§ Exercise requirements
Go through the data and copy every line exactly, but not the images.

§ Given information

◇ ◇ ◇ ◇ ◇

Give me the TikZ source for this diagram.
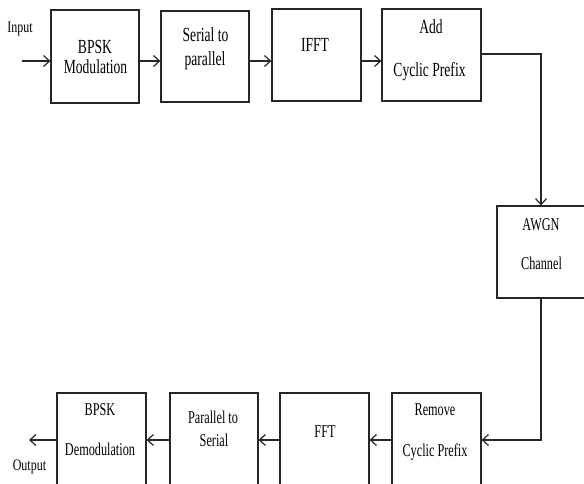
\documentclass[tikz,border=0pt]{standalone}
\usepackage{fontspec}
\usetikzlibrary{arrows.meta}
\newfontfamily\blockfont[FakeStretch=0.68]{Liberation Serif}
\newfontfamily\portfont[FakeStretch=0.75]{Liberation Serif}
\begin{document}
\begin{tikzpicture}[x=1pt,y=-1pt,
  block/.style={draw=black!85,line width=1.2pt,inner sep=0pt,fill=white},
  txt/.style={anchor=base,inner sep=0pt,font=\blockfont\fontsize{20}{24}\selectfont},
  txtsm/.style={anchor=base,inner sep=0pt,font=\blockfont\fontsize{18}{22}\selectfont},
  port/.style={anchor=base,inner sep=0pt,font=\portfont\fontsize{16}{19}\selectfont},
  flow/.style={draw=black!85,line width=1.2pt,-{Straight Barb[length=6pt,width=11pt,line width=1.2pt]}}]
\useasboundingbox (0,0) rectangle (584,483);
\clip (0,0) rectangle (584,483);
\fill[white] (0,0) rectangle (584,483);

% transmitter chain
\node[block,minimum width=88pt,minimum height=93pt] (mod) at (95,56.5) {};
\node[block,minimum width=88pt,minimum height=91pt] (s2p) at (205,56.5) {};
\node[block,minimum width=89pt,minimum height=92pt] (ifft) at (316.5,55) {};
\node[block,minimum width=99pt,minimum height=92pt] (addcp) at (431.5,55) {};
% channel
\node[block,minimum width=88pt,minimum height=92pt] (awgn) at (541,252) {};
% receiver chain
\node[block,minimum width=89pt,minimum height=94pt] (rmcp) at (436.5,440) {};
\node[block,minimum width=89pt,minimum height=94pt] (fft) at (324.5,440) {};
\node[block,minimum width=88pt,minimum height=94pt] (p2s) at (214,440) {};
\node[block,minimum width=89pt,minimum height=94pt] (demod) at (101.5,440) {};

% block captions
\node[txt] (t1a) at (95,53) {BPSK};
\node[txt] (t1b) at (95.5,73) {Modulation};
\node[txt] (t2a) at (205.5,41) {Serial to};
\node[txt] (t2b) at (205,65) {parallel};
\node[txt] (t3) at (315,51) {IFFT};
\node[txt] (t4a) at (431,33) {Add};
\node[txt] (t4b) at (429.5,76) {Cyclic Prefix};
\node[txtsm] (t5a) at (541,230) {AWGN};
\node[txtsm] (t5b) at (541.5,269) {Channel};
\node[txtsm] (t6a) at (435,415) {Remove};
\node[txtsm] (t6b) at (435,456) {Cyclic Prefix};
\node[txtsm] (t7) at (325,437) {FFT};
\node[txtsm] (t8a) at (213,423) {Parallel to};
\node[txtsm] (t8b) at (214,446) {Serial};
\node[txtsm] (t9a) at (100,415) {BPSK};
\node[txtsm] (t9b) at (100,455) {Demodulation};

% input and output
\node[port] (inlbl) at (20,32) {Input};
\node[port] (outlbl) at (29.5,470) {Output};
\coordinate (src) at (22,61);
\coordinate (sink) at (29,440);

% connectors (the top row runs along the input level)
\draw[flow] (src) -- (mod.west |- src);
\draw[flow] (mod.east |- src) -- (s2p.west |- src);
\draw[flow] (s2p.east |- src) -- (ifft.west |- src);
\draw[flow] (ifft.east |- src) -- (addcp.west |- src);
\draw[flow] ([yshift=1pt]addcp.east) -| (awgn.north);
\draw[flow] (awgn.south) |- (rmcp.east);
\draw[flow] (rmcp.west) -- (fft.east);
\draw[flow] (fft.west) -- (p2s.east);
\draw[flow] (p2s.west) -- (demod.east);
\draw[flow] (demod.west) -- (sink);
\end{tikzpicture}
\end{document}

◇ ◇ ◇ ◇ ◇

§ Response to this task
Give me the TikZ source for this diagram.
\documentclass[tikz,border=0pt]{standalone}
\usepackage{fontspec}
\usetikzlibrary{arrows.meta}
\newfontfamily\blockfont[FakeStretch=0.68]{Liberation Serif}
\newfontfamily\portfont[FakeStretch=0.75]{Liberation Serif}
\begin{document}
\begin{tikzpicture}[x=1pt,y=-1pt,
  block/.style={draw=black!85,line width=1.2pt,inner sep=0pt,fill=white},
  txt/.style={anchor=base,inner sep=0pt,font=\blockfont\fontsize{20}{24}\selectfont},
  txtsm/.style={anchor=base,inner sep=0pt,font=\blockfont\fontsize{18}{22}\selectfont},
  port/.style={anchor=base,inner sep=0pt,font=\portfont\fontsize{16}{19}\selectfont},
  flow/.style={draw=black!85,line width=1.2pt,-{Straight Barb[length=6pt,width=11pt,line width=1.2pt]}}]
\useasboundingbox (0,0) rectangle (584,483);
\clip (0,0) rectangle (584,483);
\fill[white] (0,0) rectangle (584,483);

% transmitter chain
\node[block,minimum width=88pt,minimum height=93pt] (mod) at (95,56.5) {};
\node[block,minimum width=88pt,minimum height=91pt] (s2p) at (205,56.5) {};
\node[block,minimum width=89pt,minimum height=92pt] (ifft) at (316.5,55) {};
\node[block,minimum width=99pt,minimum height=92pt] (addcp) at (431.5,55) {};
% channel
\node[block,minimum width=88pt,minimum height=92pt] (awgn) at (541,252) {};
% receiver chain
\node[block,minimum width=89pt,minimum height=94pt] (rmcp) at (436.5,440) {};
\node[block,minimum width=89pt,minimum height=94pt] (fft) at (324.5,440) {};
\node[block,minimum width=88pt,minimum height=94pt] (p2s) at (214,440) {};
\node[block,minimum width=89pt,minimum height=94pt] (demod) at (101.5,440) {};

% block captions
\node[txt] (t1a) at (95,53) {BPSK};
\node[txt] (t1b) at (95.5,73) {Modulation};
\node[txt] (t2a) at (205.5,41) {Serial to};
\node[txt] (t2b) at (205,65) {parallel};
\node[txt] (t3) at (315,51) {IFFT};
\node[txt] (t4a) at (431,33) {Add};
\node[txt] (t4b) at (429.5,76) {Cyclic Prefix};
\node[txtsm] (t5a) at (541,230) {AWGN};
\node[txtsm] (t5b) at (541.5,269) {Channel};
\node[txtsm] (t6a) at (435,415) {Remove};
\node[txtsm] (t6b) at (435,456) {Cyclic Prefix};
\node[txtsm] (t7) at (325,437) {FFT};
\node[txtsm] (t8a) at (213,423) {Parallel to};
\node[txtsm] (t8b) at (214,446) {Serial};
\node[txtsm] (t9a) at (100,415) {BPSK};
\node[txtsm] (t9b) at (100,455) {Demodulation};

% input and output
\node[port] (inlbl) at (20,32) {Input};
\node[port] (outlbl) at (29.5,470) {Output};
\coordinate (src) at (22,61);
\coordinate (sink) at (29,440);

% connectors (the top row runs along the input level)
\draw[flow] (src) -- (mod.west |- src);
\draw[flow] (mod.east |- src) -- (s2p.west |- src);
\draw[flow] (s2p.east |- src) -- (ifft.west |- src);
\draw[flow] (ifft.east |- src) -- (addcp.west |- src);
\draw[flow] ([yshift=1pt]addcp.east) -| (awgn.north);
\draw[flow] (awgn.south) |- (rmcp.east);
\draw[flow] (rmcp.west) -- (fft.east);
\draw[flow] (fft.west) -- (p2s.east);
\draw[flow] (p2s.west) -- (demod.east);
\draw[flow] (demod.west) -- (sink);
\end{tikzpicture}
\end{document}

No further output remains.